## TO BE DONE
Keep only those lines of the records that include the string "with".

───── INPUT MATERIAL ─────

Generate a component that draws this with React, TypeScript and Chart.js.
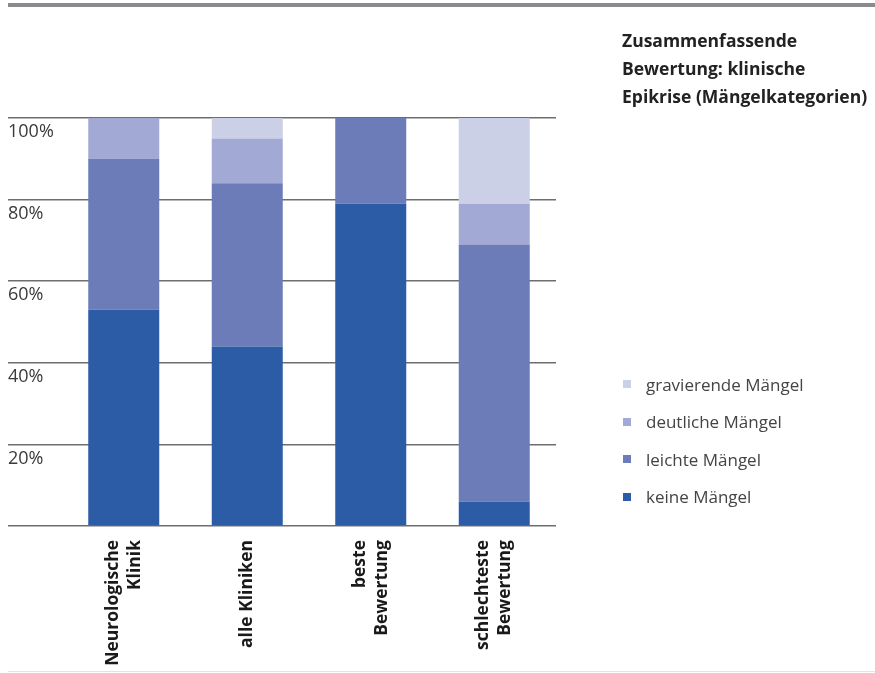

─────
───── INPUT MATERIAL ─────

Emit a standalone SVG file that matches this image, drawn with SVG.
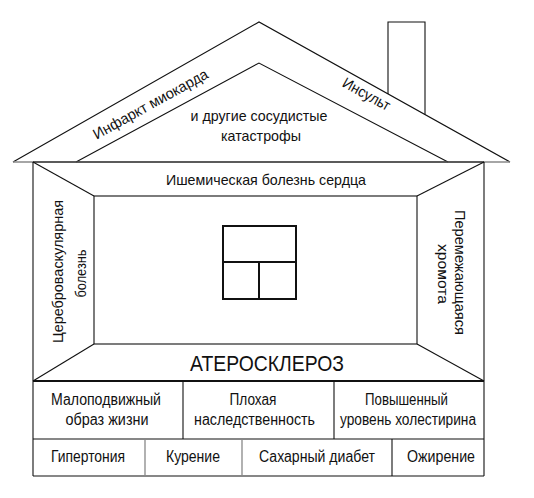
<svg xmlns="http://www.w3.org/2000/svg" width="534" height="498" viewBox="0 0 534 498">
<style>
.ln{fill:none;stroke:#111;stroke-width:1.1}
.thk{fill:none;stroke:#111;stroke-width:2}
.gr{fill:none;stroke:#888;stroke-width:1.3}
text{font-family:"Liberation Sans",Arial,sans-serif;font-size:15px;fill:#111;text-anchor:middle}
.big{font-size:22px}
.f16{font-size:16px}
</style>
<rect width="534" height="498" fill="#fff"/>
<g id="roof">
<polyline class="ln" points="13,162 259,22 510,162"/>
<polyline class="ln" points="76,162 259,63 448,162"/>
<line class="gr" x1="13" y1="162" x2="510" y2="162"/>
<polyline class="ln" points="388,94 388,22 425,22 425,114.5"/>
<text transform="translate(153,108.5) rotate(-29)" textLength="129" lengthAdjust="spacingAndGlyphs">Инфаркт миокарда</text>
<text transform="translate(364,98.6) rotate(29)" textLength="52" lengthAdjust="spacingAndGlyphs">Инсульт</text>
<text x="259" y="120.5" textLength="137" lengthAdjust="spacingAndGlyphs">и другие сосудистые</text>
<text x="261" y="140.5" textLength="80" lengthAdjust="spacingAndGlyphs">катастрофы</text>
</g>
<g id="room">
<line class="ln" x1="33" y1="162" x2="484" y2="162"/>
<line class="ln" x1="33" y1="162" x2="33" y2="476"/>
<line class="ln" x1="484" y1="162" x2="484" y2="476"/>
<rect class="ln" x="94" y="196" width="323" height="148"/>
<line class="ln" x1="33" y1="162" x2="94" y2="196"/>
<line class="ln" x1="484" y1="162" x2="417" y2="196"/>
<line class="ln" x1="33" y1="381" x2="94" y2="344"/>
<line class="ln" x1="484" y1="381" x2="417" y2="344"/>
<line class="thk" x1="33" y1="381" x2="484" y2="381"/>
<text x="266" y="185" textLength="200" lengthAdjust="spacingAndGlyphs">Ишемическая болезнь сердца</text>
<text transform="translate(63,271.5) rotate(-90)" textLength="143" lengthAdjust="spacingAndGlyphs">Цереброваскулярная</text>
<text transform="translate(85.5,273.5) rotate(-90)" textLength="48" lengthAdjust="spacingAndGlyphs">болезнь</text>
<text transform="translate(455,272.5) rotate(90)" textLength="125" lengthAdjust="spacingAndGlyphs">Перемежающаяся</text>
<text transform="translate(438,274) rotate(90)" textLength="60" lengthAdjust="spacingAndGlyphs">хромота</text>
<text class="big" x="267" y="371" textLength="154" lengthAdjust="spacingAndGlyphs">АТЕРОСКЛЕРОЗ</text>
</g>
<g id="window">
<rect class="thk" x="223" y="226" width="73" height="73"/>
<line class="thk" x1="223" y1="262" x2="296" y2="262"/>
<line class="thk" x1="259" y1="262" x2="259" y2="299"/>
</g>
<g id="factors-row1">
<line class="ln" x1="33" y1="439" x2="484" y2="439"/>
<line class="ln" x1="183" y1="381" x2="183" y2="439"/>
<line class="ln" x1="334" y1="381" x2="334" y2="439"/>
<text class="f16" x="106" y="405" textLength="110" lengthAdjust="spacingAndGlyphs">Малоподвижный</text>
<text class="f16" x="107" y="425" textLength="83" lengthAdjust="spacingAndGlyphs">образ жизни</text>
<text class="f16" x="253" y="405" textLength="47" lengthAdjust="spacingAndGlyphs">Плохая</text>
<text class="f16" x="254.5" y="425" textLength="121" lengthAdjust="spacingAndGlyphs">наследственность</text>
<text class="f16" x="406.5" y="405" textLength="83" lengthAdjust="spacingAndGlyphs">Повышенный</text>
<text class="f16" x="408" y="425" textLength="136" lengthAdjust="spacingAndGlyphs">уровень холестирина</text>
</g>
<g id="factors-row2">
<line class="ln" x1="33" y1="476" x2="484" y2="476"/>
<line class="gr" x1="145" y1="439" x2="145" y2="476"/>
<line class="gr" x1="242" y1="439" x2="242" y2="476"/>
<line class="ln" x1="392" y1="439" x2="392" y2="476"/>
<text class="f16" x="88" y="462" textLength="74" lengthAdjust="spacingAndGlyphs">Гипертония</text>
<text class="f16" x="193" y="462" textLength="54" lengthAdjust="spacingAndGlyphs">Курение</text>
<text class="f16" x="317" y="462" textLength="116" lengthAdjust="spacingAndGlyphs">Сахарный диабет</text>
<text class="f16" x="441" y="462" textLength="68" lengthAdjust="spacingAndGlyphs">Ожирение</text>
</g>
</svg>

─────

## FINAL RESULT
Generate a component that draws this with React, TypeScript and Chart.js.
Emit a standalone SVG file that matches this image, drawn with SVG.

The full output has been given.